While the agenda was to woo investors and talk about global economic challenges, Union finance minister Pranab Mukherjee is spending considerable time on the US soil talking about domestic corruption issues and related civil society movement. Saubhadra Chatterji reports.

india Updated: Sep 24, 2011 00:19 IST
Saubhadra Chatterji

While the agenda was to woo investors and talk about global economic challenges, Union finance minister Pranab Mukherjee is spending considerable time on the US soil talking about domestic corruption issues and related civil society movement.


In at least two closed-door meetings, including the one with World Bank president Robert Zoellick on Friday, Mukherjee had to explain at length how the UPA government is tackling corruption and engaging civil society in the law-making process.
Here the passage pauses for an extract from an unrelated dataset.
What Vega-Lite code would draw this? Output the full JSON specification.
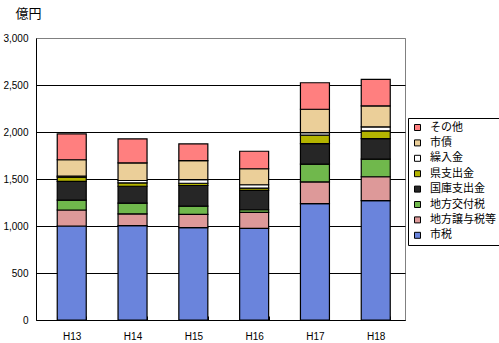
{
  "$schema": "https://vega.github.io/schema/vega-lite/v6.json",
  "autosize": "none",
  "width": 369,
  "height": 282,
  "padding": {"left": 36, "top": 38, "right": 94, "bottom": 23},
  "background": "white",
  "config": {"view": {"stroke": "#808080", "strokeWidth": 1}, "font": "Liberation Sans"},
  "data": {"values": [
    {"year": "H13", "item": "市税", "value": 1000},
    {"year": "H13", "item": "地方譲与税等", "value": 170},
    {"year": "H13", "item": "地方交付税", "value": 105},
    {"year": "H13", "item": "国庫支出金", "value": 200},
    {"year": "H13", "item": "県支出金", "value": 45},
    {"year": "H13", "item": "繰入金", "value": 10},
    {"year": "H13", "item": "市債", "value": 175},
    {"year": "H13", "item": "その他", "value": 275},
    {"year": "H14", "item": "市税", "value": 1005},
    {"year": "H14", "item": "地方譲与税等", "value": 125},
    {"year": "H14", "item": "地方交付税", "value": 113},
    {"year": "H14", "item": "国庫支出金", "value": 180},
    {"year": "H14", "item": "県支出金", "value": 36},
    {"year": "H14", "item": "繰入金", "value": 25},
    {"year": "H14", "item": "市債", "value": 187},
    {"year": "H14", "item": "その他", "value": 255},
    {"year": "H15", "item": "市税", "value": 983},
    {"year": "H15", "item": "地方譲与税等", "value": 140},
    {"year": "H15", "item": "地方交付税", "value": 88},
    {"year": "H15", "item": "国庫支出金", "value": 220},
    {"year": "H15", "item": "県支出金", "value": 24},
    {"year": "H15", "item": "繰入金", "value": 39},
    {"year": "H15", "item": "市債", "value": 202},
    {"year": "H15", "item": "その他", "value": 177},
    {"year": "H16", "item": "市税", "value": 975},
    {"year": "H16", "item": "地方譲与税等", "value": 170},
    {"year": "H16", "item": "地方交付税", "value": 28},
    {"year": "H16", "item": "国庫支出金", "value": 205},
    {"year": "H16", "item": "県支出金", "value": 25},
    {"year": "H16", "item": "繰入金", "value": 36},
    {"year": "H16", "item": "市債", "value": 170},
    {"year": "H16", "item": "その他", "value": 186},
    {"year": "H17", "item": "市税", "value": 1237},
    {"year": "H17", "item": "地方譲与税等", "value": 232},
    {"year": "H17", "item": "地方交付税", "value": 190},
    {"year": "H17", "item": "国庫支出金", "value": 218},
    {"year": "H17", "item": "県支出金", "value": 89},
    {"year": "H17", "item": "繰入金", "value": 28},
    {"year": "H17", "item": "市債", "value": 248},
    {"year": "H17", "item": "その他", "value": 282},
    {"year": "H18", "item": "市税", "value": 1269},
    {"year": "H18", "item": "地方譲与税等", "value": 255},
    {"year": "H18", "item": "地方交付税", "value": 187},
    {"year": "H18", "item": "国庫支出金", "value": 219},
    {"year": "H18", "item": "県支出金", "value": 82},
    {"year": "H18", "item": "繰入金", "value": 42},
    {"year": "H18", "item": "市債", "value": 223},
    {"year": "H18", "item": "その他", "value": 282}
  ]},
  "transform": [
    {"calculate": "indexof(['市税','地方譲与税等','地方交付税','国庫支出金','県支出金','繰入金','市債','その他'], datum.item)", "as": "k"}
  ],
  "mark": {"type": "bar", "stroke": "black", "strokeWidth": 1.2},
  "encoding": {
    "x": {
      "field": "year", "type": "nominal",
      "scale": {"paddingInner": 0.523, "paddingOuter": 0.296, "align": 0.59},
      "axis": {"title": null, "labelAngle": 0, "labelFontSize": 10, "labelColor": "black", "domainColor": "black", "tickColor": "black", "tickSize": -4, "tickBand": "extent", "labelPadding": 15}
    },
    "y": {
      "field": "value", "type": "quantitative", "stack": "zero",
      "scale": {"domain": [0, 3000], "nice": false},
      "axis": {
        "values": [0, 500, 1000, 1500, 2000, 2500, 3000], "format": ",.0f",
        "ticks": false, "labelPadding": 8, "labelFontSize": 10, "labelColor": "black",
        "domainColor": "black", "grid": true,
        "gridColor": {"condition": {"test": "datum.value === 3000", "value": "#808080"}, "value": "black"},
        "title": "億円", "titleAngle": 0, "titleX": -21, "titleY": -25, "titleAlign": "left", "titleBaseline": "middle",
        "titleFontSize": 13, "titleFont": "Noto Sans CJK JP", "titleFontWeight": "normal", "titleColor": "black"
      }
    },
    "color": {
      "field": "item", "type": "nominal",
      "scale": {
        "domain": ["その他", "市債", "繰入金", "県支出金", "国庫支出金", "地方交付税", "地方譲与税等", "市税"],
        "range": ["#ff7f7f", "#ebcf99", "#ffffff", "#b4b400", "#262626", "#70b84c", "#dd9999", "#6a84dc"]
      },
      "legend": {
        "orient": "none", "legendX": 372, "legendY": 80, "title": null,
        "strokeColor": "black", "fillColor": "white", "padding": 4,
        "symbolType": "square", "symbolSize": 36, "symbolStrokeColor": "black", "symbolStrokeWidth": 1,
        "labelFontSize": 11, "labelFont": "Noto Sans CJK JP", "labelColor": "black", "rowPadding": 3.4, "labelOffset": 7
      }
    },
    "order": {"field": "k", "type": "quantitative"}
  }
}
Zoellick had asked Mukherjee what measures his government was taking to curb corruption before talking about transparency issues within the World Bank.

Mukherjee appraised that New Delhi will bring in five legislations including the Lokpal bill for more transparency in the governance. He also said legislations on issues like the whistleblowers and public procurement are in the formation process while some like the Lokpal bill are already before the Indian parliament.

Planning Commission deputy chairperson Montek Singh Ahluwalia and India's Executive Director to World Bank Pulok Chatterjee were also present in the meeting.

In another closed-door meeting-with American investors-in New York on Wednesday, the finance minister was asked about the recent civil society movement against corruption. Mukherjee told the audience that the government for the first time has engaged the civil society directly in the law-making process and how legislation on ombudsmen is underway.

The finance minister even pointed out that 34 of 40 demands made by the civil society on Lokpal bill have already been met by the government.

Realising that transparency issues are catching global attention, the new G24, led by India, will eye better mechanisms. Soon after he became the first finance minister to return to the G24 chairmanship (he was the chief in 1983), Mukherjee said: "We will try to build an institutional model based on the best practices in individual countries."